» Exercise task
Once the pictures are set aside, transcribe the remaining data exactly.

» Dataset section
»»
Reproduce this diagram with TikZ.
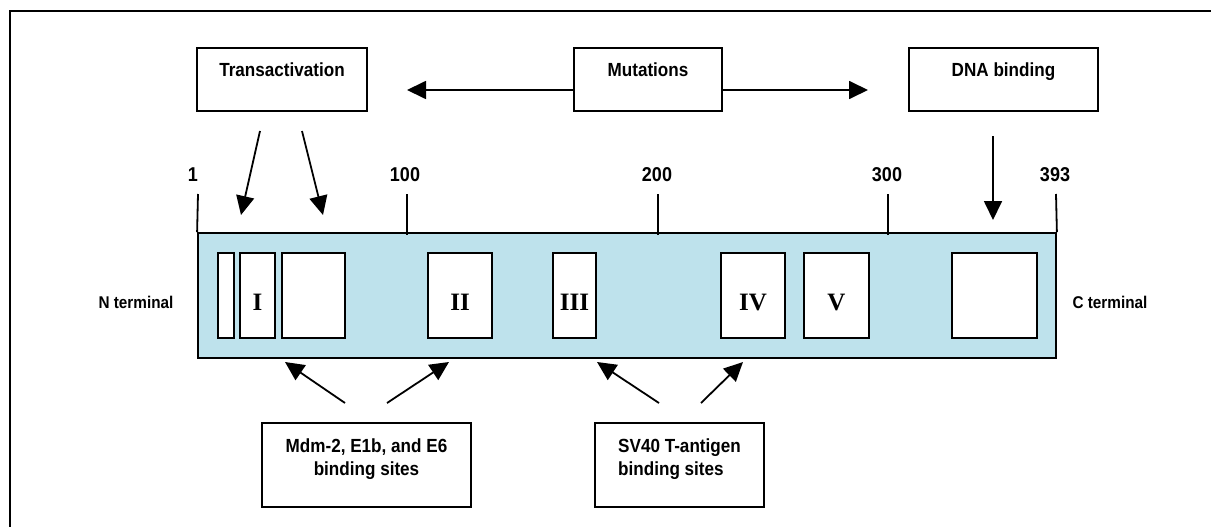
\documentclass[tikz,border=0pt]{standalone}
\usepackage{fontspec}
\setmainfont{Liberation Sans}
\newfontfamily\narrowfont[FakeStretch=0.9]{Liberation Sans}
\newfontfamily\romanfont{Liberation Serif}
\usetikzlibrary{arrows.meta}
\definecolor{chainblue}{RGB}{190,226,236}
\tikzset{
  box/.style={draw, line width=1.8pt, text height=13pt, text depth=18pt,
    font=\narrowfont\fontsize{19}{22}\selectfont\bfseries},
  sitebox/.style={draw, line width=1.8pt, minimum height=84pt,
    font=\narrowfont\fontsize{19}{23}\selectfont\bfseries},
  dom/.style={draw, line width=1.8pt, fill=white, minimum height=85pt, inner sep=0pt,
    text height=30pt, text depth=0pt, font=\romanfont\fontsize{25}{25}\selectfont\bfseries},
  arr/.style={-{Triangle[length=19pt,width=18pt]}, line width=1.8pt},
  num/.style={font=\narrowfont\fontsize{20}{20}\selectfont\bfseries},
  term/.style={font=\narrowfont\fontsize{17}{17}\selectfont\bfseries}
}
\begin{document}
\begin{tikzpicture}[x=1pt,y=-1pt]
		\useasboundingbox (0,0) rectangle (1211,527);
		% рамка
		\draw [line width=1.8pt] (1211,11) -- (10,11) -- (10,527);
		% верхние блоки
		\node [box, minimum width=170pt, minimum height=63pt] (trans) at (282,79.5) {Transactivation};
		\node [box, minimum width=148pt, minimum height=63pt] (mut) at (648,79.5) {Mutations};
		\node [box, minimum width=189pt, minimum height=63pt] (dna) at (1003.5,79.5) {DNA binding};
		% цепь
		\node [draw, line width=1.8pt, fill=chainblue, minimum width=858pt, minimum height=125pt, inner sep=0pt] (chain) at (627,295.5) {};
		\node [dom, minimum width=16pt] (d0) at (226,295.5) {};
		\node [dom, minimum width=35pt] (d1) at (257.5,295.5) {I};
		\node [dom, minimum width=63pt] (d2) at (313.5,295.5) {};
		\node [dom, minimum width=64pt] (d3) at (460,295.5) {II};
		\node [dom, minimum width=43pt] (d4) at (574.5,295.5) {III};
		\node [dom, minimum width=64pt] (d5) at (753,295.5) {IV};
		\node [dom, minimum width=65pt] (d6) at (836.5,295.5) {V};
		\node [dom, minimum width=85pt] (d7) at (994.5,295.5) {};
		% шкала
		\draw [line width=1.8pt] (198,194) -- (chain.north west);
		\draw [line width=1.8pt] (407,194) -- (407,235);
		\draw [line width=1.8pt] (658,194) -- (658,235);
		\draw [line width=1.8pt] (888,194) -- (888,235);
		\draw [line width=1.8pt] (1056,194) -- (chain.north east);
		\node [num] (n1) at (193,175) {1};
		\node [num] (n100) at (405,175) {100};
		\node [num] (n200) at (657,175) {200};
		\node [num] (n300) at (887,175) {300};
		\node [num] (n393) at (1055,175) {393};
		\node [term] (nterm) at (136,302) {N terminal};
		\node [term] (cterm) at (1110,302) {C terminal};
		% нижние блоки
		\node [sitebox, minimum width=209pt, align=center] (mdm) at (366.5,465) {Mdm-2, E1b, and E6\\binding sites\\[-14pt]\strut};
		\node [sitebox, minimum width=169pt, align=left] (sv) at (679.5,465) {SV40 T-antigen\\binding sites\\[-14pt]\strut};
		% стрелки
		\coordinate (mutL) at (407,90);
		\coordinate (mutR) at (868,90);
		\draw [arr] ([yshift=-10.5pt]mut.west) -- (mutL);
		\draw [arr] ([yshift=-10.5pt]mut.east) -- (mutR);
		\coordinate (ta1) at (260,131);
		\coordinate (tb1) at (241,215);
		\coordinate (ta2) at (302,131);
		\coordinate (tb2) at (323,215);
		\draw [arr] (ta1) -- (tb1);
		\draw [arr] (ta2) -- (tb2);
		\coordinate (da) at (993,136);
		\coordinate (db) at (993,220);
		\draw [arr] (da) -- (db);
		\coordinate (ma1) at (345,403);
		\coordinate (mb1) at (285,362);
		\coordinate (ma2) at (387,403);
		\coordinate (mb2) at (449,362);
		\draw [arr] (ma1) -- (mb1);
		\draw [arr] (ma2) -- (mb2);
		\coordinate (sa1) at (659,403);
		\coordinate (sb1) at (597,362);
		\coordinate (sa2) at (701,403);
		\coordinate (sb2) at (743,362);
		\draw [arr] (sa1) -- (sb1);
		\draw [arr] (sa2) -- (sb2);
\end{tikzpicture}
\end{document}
««
» Written response
Reproduce this diagram with TikZ.
\documentclass[tikz,border=0pt]{standalone}
\usepackage{fontspec}
\setmainfont{Liberation Sans}
\newfontfamily\narrowfont[FakeStretch=0.9]{Liberation Sans}
\newfontfamily\romanfont{Liberation Serif}
\usetikzlibrary{arrows.meta}
\definecolor{chainblue}{RGB}{190,226,236}
\tikzset{
  box/.style={draw, line width=1.8pt, text height=13pt, text depth=18pt,
    font=\narrowfont\fontsize{19}{22}\selectfont\bfseries},
  sitebox/.style={draw, line width=1.8pt, minimum height=84pt,
    font=\narrowfont\fontsize{19}{23}\selectfont\bfseries},
  dom/.style={draw, line width=1.8pt, fill=white, minimum height=85pt, inner sep=0pt,
    text height=30pt, text depth=0pt, font=\romanfont\fontsize{25}{25}\selectfont\bfseries},
  arr/.style={-{Triangle[length=19pt,width=18pt]}, line width=1.8pt},
  num/.style={font=\narrowfont\fontsize{20}{20}\selectfont\bfseries},
  term/.style={font=\narrowfont\fontsize{17}{17}\selectfont\bfseries}
}
\begin{document}
\begin{tikzpicture}[x=1pt,y=-1pt]
		\useasboundingbox (0,0) rectangle (1211,527);
		% рамка
		\draw [line width=1.8pt] (1211,11) -- (10,11) -- (10,527);
		% верхние блоки
		\node [box, minimum width=170pt, minimum height=63pt] (trans) at (282,79.5) {Transactivation};
		\node [box, minimum width=148pt, minimum height=63pt] (mut) at (648,79.5) {Mutations};
		\node [box, minimum width=189pt, minimum height=63pt] (dna) at (1003.5,79.5) {DNA binding};
		% цепь
		\node [draw, line width=1.8pt, fill=chainblue, minimum width=858pt, minimum height=125pt, inner sep=0pt] (chain) at (627,295.5) {};
		\node [dom, minimum width=16pt] (d0) at (226,295.5) {};
		\node [dom, minimum width=35pt] (d1) at (257.5,295.5) {I};
		\node [dom, minimum width=63pt] (d2) at (313.5,295.5) {};
		\node [dom, minimum width=64pt] (d3) at (460,295.5) {II};
		\node [dom, minimum width=43pt] (d4) at (574.5,295.5) {III};
		\node [dom, minimum width=64pt] (d5) at (753,295.5) {IV};
		\node [dom, minimum width=65pt] (d6) at (836.5,295.5) {V};
		\node [dom, minimum width=85pt] (d7) at (994.5,295.5) {};
		% шкала
		\draw [line width=1.8pt] (198,194) -- (chain.north west);
		\draw [line width=1.8pt] (407,194) -- (407,235);
		\draw [line width=1.8pt] (658,194) -- (658,235);
		\draw [line width=1.8pt] (888,194) -- (888,235);
		\draw [line width=1.8pt] (1056,194) -- (chain.north east);
		\node [num] (n1) at (193,175) {1};
		\node [num] (n100) at (405,175) {100};
		\node [num] (n200) at (657,175) {200};
		\node [num] (n300) at (887,175) {300};
		\node [num] (n393) at (1055,175) {393};
		\node [term] (nterm) at (136,302) {N terminal};
		\node [term] (cterm) at (1110,302) {C terminal};
		% нижние блоки
		\node [sitebox, minimum width=209pt, align=center] (mdm) at (366.5,465) {Mdm-2, E1b, and E6\\binding sites\\[-14pt]\strut};
		\node [sitebox, minimum width=169pt, align=left] (sv) at (679.5,465) {SV40 T-antigen\\binding sites\\[-14pt]\strut};
		% стрелки
		\coordinate (mutL) at (407,90);
		\coordinate (mutR) at (868,90);
		\draw [arr] ([yshift=-10.5pt]mut.west) -- (mutL);
		\draw [arr] ([yshift=-10.5pt]mut.east) -- (mutR);
		\coordinate (ta1) at (260,131);
		\coordinate (tb1) at (241,215);
		\coordinate (ta2) at (302,131);
		\coordinate (tb2) at (323,215);
		\draw [arr] (ta1) -- (tb1);
		\draw [arr] (ta2) -- (tb2);
		\coordinate (da) at (993,136);
		\coordinate (db) at (993,220);
		\draw [arr] (da) -- (db);
		\coordinate (ma1) at (345,403);
		\coordinate (mb1) at (285,362);
		\coordinate (ma2) at (387,403);
		\coordinate (mb2) at (449,362);
		\draw [arr] (ma1) -- (mb1);
		\draw [arr] (ma2) -- (mb2);
		\coordinate (sa1) at (659,403);
		\coordinate (sb1) at (597,362);
		\coordinate (sa2) at (701,403);
		\coordinate (sb2) at (743,362);
		\draw [arr] (sa1) -- (sb1);
		\draw [arr] (sa2) -- (sb2);
\end{tikzpicture}
\end{document}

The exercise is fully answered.